Per ciò che riguarda il mio rapporto con il vino, purtroppo rientro tra quelli che non lo sanno apprezzare.
Infatti, ne bevo pochissimo e oltretutto controvoglia in occasione di quei brindisi collettivi ai quali non ci si può sottrarre.
A dirla tutta, non mi piacciono nemmeno la birra né la maggior parte dei superalcolici. Se capita, sorseggio del mirto, del liquore al caffè e del limoncello 🙂 !
Insomma, sono un po' una frana! 😀
Grazie Clementina, non è una colpa non apprezzare gli alcolici, in effetti anch’io sono stata affascinata dalla parte teorica nel corso dei miei studi più che dalla fase degustativa. Per quanto riguarda i rapporti tra le donne e il vino, la visione maschilista continua anche ai nostri giorni, benché ormai chi si azzarda a dire “è adatto a un gusto femminile” venga fulminato dagli sguardi delle signore presenti e sicuramente non più invitato in successive occasioni!
Grazie a entrambe: a Clementina per il suo commento, e ad Antonella per l'ulteriore riflessione. Mi fa piacere che, anche per merito del vino, si possa contribuire a demolire alcuni stereotipi davvero fastidiosi!
Caspita se fossi nata al tempo dei romani sarei stata condannata a morte…era meglio nascere tra gli etruschi. Comunque c'è stato un tempo lontano in cui bevevo solo acqua, poi un amico sommelier ha cominciato a portarci alle degustazioni e ho cominciato ad apprezzare il vino, anche se cerco di essere moderata perché fa ingrassare, devo ammettere però che il mio stomaco se bevo troppo si ribella, quindi ho una specie di sensore interiore che mi mantiene sobria.

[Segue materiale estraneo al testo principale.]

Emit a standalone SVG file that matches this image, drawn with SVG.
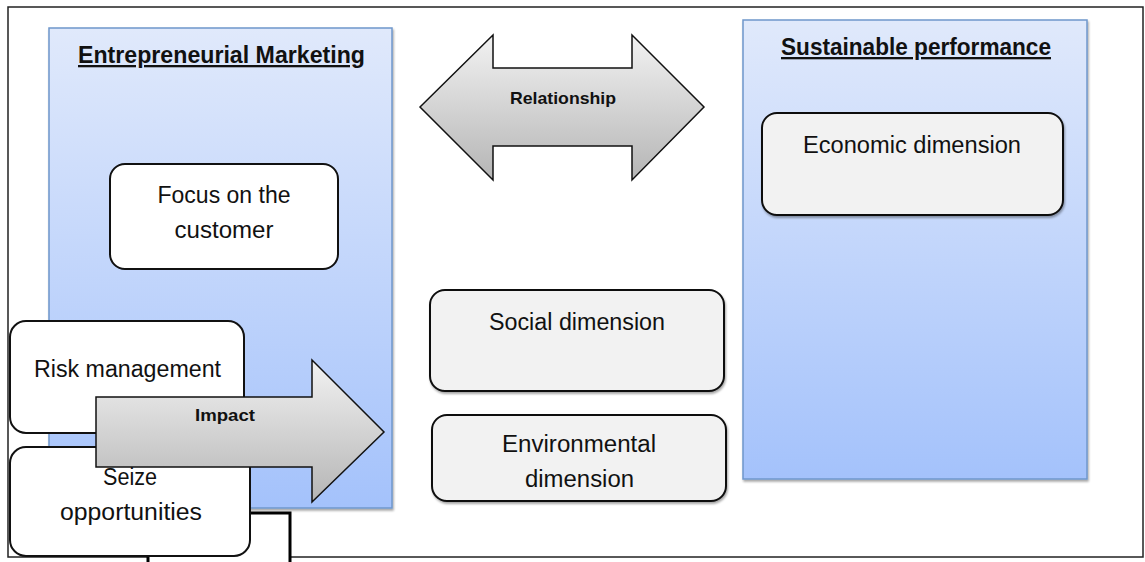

Davvero un post interessante.
Sicuramente era dura la vita per le wine lover romane, anche se penso che in età imperiale abbiano abbondantemente recuperato. Vedo che anche tu, Giulia, hai avuto un percorso simile al mio: da quasi astemia a innamorata del vino. Se ti capita di seguire qualche corso, vedrai che rimarrai affascinata anche dalla part teorica, perché il vino è soprattutto cultura.
Un articolo utilissimo anche per una lezione a scuola! 🙂 Peccato che alla secondaria di primo grado questo mondo antico tenda a essere trascurato, iniziamo infatti dalle invasioni barbariche, ma tendo sempre a dedicare qualche lezione anche al mondo greco-romano.
Riguardo al mio rapporto col vino… beh, lo adoro. In particolare mi piacciono i rossi decisi di Sicilia, quei vitigni che si beano d'un sole cocente e danno il meglio di sé. Gradisco anche il bianco freddo, in estate. Non mi intendo però di nomi, gusti. Mi piacerebbe seguire un piccolo corso sulla degustazione. Qui sui colli romani ci sono moltissimi vigneti e luoghi in cui questi eventi non mancano. Proprio la scorsa domenica sono stata a Tralci, la prima edizione di una degustazione di vini d'eccellenza. Ci siamo divertiti.
Penso che la vita delle donne romane fosse dura, a prescindere dal consumo di vino… come spesso accade nella storia ahimè. 🙁
Essere introdotti a questo mondo affascinante da un sommelier è il modo migliore per accostarsi al vino. Tra l'altro proprio ieri sera siamo andati in un luogo molto particolare a pochi passi da casa mia, si chiama La Baitella. Il proprietario è un sommelier molto amabile, che dà ottimi consigli per l'abbinamento del vino rispetto ai piatti.
Grazie per la segnalazione di questa nuova manifestazione: sono sempre alla ricerca di notizie relative al vino da pubblicare sul mio sito! Non sapevo che nei programmi scolastici attuali si trascurasse il mondo antico: io mi ricordo di avere studiato molto bene Greci e Romani (e anche gli amati Etruschi) sia al liceo, sia alle medie inferiori: la nostra civiltà deriva da lì, è veramente assurdo non studiarne le radici.
"Tralci" mi sembra un nome molto adatto per una manifestazione sul vino! 😉 Anch'io trovo assurdo che non si studi il mondo antico a scuola, a furia di tagliare i programmi che cosa si andrà a insegnare nelle classi?